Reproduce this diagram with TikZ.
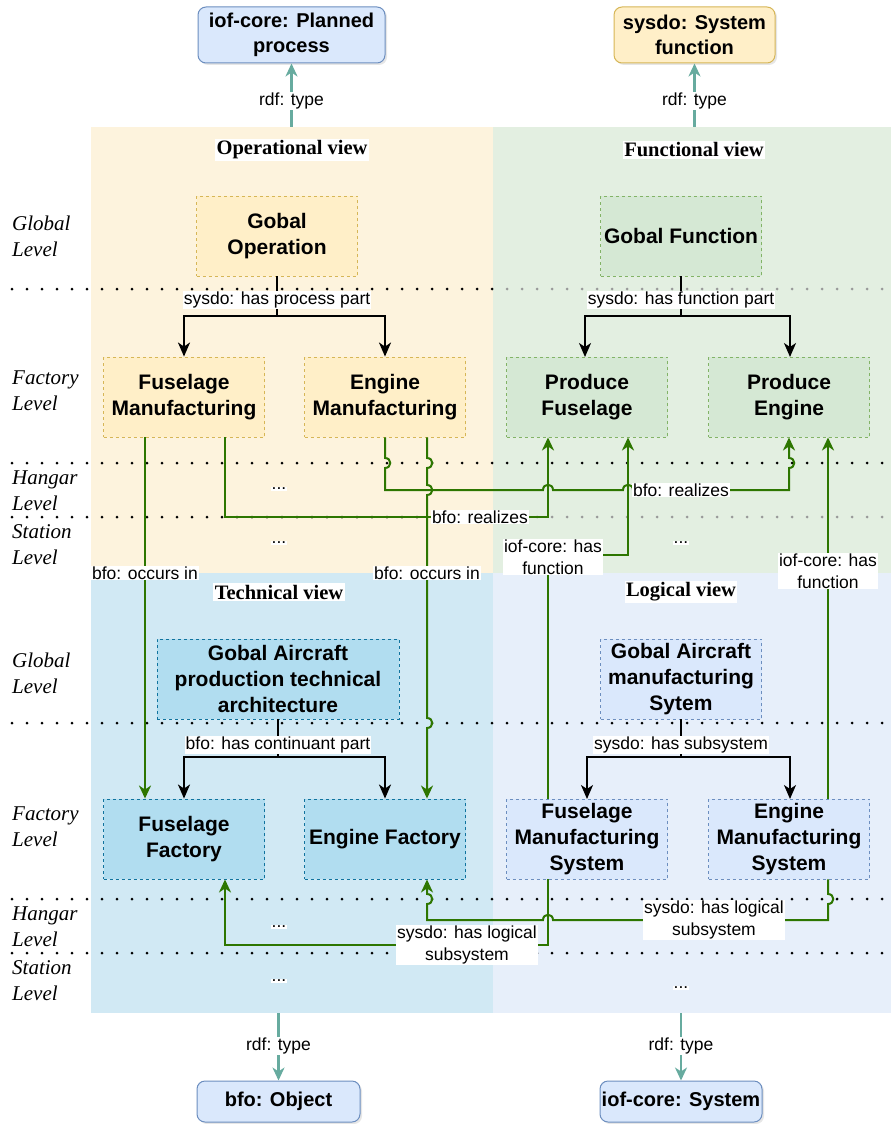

_____

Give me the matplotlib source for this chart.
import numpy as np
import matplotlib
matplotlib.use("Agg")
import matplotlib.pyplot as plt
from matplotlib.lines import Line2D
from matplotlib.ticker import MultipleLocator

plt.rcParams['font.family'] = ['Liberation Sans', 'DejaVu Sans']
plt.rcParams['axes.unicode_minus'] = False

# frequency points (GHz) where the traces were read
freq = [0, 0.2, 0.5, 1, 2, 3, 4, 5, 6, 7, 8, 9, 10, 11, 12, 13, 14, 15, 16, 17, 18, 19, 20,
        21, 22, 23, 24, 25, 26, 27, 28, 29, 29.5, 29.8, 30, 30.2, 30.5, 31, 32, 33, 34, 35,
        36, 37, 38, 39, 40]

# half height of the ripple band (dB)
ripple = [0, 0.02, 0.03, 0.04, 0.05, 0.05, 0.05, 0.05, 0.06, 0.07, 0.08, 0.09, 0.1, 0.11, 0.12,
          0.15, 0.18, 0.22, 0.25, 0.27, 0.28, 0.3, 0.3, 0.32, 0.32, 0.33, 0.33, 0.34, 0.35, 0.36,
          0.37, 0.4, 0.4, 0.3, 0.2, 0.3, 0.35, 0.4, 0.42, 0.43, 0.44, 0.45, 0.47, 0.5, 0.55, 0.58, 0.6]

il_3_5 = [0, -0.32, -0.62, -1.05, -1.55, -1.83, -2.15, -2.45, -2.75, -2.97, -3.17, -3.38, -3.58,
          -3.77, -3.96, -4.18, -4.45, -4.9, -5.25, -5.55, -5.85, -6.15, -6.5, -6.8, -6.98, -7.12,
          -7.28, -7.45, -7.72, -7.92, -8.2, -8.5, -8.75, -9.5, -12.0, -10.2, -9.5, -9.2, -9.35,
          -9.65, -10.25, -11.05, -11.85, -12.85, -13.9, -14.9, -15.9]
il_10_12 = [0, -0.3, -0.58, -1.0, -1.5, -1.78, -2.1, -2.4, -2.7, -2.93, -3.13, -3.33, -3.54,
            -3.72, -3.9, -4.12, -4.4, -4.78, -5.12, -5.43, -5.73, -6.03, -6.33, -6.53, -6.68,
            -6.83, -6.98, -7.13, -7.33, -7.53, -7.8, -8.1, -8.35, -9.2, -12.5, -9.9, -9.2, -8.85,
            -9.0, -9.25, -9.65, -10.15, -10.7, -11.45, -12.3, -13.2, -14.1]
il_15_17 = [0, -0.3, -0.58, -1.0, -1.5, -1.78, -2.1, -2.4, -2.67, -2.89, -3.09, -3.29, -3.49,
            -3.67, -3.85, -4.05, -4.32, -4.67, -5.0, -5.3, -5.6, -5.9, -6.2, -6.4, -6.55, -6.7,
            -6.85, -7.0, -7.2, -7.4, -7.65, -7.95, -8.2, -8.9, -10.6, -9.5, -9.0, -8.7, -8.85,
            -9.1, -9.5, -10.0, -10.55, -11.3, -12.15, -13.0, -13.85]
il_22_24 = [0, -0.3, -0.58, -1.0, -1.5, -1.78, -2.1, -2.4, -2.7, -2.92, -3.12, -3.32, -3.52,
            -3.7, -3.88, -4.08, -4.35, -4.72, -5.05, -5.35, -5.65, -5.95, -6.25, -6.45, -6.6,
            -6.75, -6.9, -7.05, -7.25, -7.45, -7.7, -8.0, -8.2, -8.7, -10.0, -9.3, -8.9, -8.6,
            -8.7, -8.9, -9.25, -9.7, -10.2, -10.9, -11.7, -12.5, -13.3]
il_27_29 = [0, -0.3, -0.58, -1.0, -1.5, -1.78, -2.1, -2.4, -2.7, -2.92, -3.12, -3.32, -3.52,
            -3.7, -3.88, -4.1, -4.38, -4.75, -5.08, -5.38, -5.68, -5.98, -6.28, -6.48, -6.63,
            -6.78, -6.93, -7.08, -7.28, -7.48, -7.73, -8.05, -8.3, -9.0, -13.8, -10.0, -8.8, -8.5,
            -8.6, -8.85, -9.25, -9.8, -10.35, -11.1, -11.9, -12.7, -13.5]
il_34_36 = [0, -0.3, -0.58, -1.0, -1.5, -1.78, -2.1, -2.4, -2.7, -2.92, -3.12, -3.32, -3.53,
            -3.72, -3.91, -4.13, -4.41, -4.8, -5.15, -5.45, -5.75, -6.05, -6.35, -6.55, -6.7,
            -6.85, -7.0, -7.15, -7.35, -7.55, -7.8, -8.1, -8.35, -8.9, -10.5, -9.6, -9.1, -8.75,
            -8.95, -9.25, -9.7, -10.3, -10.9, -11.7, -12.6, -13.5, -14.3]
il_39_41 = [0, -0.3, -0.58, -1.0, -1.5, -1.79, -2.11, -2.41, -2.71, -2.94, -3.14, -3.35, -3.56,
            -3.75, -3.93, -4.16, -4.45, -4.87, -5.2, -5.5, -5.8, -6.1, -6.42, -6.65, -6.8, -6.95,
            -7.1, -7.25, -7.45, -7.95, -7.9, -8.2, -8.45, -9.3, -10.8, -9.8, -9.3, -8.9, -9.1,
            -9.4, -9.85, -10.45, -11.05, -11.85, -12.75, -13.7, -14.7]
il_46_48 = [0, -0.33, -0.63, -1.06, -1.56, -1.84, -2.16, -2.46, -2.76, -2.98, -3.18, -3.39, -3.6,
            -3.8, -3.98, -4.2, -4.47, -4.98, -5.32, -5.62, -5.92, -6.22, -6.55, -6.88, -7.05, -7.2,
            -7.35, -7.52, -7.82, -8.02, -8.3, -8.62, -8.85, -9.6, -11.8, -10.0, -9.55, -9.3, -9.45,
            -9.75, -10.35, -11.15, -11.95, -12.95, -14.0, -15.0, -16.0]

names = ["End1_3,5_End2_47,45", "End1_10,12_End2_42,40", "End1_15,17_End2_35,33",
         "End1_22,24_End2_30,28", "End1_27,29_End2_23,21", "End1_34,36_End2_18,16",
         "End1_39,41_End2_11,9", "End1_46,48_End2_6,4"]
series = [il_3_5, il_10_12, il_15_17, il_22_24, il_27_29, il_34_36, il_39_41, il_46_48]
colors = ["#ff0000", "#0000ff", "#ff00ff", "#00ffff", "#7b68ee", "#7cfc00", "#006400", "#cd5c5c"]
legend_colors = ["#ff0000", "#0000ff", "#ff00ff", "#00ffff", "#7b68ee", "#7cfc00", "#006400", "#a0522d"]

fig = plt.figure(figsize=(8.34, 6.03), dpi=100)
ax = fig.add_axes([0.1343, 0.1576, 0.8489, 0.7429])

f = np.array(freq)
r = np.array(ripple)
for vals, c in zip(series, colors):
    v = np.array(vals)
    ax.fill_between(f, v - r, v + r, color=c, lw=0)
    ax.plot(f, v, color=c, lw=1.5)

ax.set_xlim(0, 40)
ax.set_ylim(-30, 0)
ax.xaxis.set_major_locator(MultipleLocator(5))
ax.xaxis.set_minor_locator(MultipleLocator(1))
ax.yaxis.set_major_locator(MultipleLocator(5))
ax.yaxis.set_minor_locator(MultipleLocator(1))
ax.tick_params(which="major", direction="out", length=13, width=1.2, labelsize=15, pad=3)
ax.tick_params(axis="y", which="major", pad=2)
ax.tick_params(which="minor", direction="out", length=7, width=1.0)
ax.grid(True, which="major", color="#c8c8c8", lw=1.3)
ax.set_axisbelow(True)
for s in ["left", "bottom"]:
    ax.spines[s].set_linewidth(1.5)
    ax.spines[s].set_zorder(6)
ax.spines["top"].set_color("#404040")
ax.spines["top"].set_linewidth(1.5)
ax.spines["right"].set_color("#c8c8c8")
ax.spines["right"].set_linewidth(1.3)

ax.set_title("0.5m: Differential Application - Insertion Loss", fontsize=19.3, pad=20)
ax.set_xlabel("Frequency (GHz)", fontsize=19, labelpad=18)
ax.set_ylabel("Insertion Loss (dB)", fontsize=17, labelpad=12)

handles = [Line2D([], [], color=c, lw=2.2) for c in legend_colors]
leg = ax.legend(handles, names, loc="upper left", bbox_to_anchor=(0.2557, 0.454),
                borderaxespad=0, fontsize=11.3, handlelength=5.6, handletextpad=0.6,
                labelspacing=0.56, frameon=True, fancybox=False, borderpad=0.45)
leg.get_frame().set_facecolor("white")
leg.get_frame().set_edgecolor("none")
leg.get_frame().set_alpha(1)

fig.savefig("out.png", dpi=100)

_____

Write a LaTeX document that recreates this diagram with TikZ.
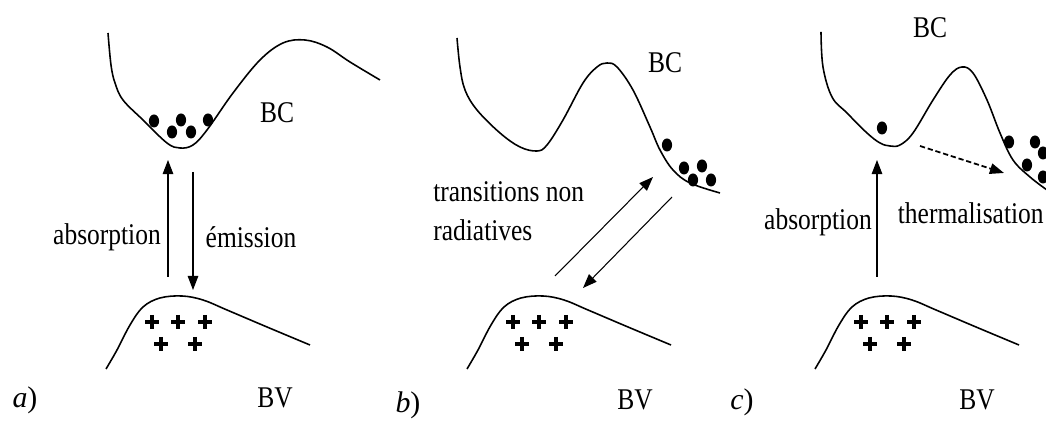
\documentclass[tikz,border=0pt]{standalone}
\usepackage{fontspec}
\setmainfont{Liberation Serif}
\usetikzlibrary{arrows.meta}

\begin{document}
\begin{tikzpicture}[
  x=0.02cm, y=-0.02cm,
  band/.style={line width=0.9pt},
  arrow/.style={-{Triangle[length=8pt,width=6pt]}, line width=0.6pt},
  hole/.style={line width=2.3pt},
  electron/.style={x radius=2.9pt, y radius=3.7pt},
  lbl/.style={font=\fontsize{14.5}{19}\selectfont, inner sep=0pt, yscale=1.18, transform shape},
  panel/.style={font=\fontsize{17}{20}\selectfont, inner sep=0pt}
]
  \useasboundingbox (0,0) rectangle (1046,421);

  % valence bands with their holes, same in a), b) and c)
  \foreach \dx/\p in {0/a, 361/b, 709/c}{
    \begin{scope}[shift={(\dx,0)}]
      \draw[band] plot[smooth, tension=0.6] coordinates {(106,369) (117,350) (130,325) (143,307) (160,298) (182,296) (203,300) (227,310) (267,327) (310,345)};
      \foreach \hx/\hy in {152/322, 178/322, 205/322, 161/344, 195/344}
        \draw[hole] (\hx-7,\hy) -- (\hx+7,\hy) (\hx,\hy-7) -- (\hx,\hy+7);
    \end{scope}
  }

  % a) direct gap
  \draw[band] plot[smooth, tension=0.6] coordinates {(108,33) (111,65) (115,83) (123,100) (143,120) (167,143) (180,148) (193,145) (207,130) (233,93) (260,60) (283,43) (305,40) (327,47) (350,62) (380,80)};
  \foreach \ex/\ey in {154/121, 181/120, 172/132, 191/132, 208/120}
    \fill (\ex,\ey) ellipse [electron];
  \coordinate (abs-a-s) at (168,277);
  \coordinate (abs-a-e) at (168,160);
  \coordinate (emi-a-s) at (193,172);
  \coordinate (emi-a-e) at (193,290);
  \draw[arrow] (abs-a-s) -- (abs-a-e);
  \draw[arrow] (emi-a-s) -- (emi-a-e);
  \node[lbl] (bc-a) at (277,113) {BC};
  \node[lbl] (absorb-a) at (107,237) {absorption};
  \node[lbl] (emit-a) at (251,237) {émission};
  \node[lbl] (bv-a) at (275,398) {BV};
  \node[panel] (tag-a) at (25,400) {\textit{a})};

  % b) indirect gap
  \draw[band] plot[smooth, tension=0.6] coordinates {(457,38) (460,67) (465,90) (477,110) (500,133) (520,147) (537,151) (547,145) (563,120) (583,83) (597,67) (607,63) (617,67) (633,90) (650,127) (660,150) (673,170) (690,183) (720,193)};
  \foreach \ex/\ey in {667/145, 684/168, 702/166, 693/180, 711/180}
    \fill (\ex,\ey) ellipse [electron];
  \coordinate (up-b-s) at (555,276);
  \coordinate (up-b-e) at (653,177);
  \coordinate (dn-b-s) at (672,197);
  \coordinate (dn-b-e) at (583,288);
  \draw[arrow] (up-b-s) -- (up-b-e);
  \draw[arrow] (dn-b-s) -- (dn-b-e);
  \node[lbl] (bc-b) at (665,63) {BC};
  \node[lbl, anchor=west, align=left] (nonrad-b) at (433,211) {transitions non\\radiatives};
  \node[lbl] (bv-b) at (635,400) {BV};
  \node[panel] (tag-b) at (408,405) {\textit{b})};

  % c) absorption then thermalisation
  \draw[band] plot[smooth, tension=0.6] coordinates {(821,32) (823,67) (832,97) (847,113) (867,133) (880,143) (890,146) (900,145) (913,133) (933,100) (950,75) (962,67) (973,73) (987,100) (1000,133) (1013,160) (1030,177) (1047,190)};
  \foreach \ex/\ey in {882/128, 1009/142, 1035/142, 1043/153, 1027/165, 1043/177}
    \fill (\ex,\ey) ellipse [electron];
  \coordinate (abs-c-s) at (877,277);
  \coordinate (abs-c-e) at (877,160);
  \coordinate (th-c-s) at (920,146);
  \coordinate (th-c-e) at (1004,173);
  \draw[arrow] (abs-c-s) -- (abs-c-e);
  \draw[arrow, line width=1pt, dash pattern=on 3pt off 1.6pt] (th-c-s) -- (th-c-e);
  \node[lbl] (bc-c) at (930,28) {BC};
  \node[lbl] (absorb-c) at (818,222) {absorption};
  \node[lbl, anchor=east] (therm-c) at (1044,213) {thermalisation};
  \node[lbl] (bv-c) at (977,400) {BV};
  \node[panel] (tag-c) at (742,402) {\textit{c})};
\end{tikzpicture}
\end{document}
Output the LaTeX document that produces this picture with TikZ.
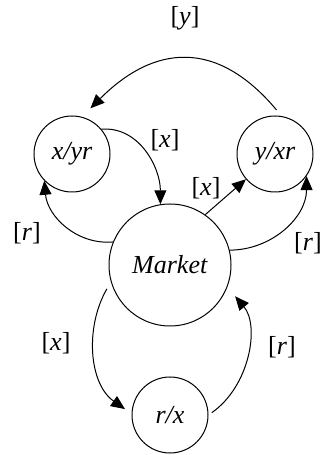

_____

* _WRITTEN REQUEST_
Check each line above for "matplotlib" and return the ones that have it.

* _CORRECT RESULT_
Give me the matplotlib source for this chart.
import matplotlib
matplotlib.use("Agg")
import matplotlib.pyplot as plt
from matplotlib.lines import Line2D
from matplotlib.ticker import MultipleLocator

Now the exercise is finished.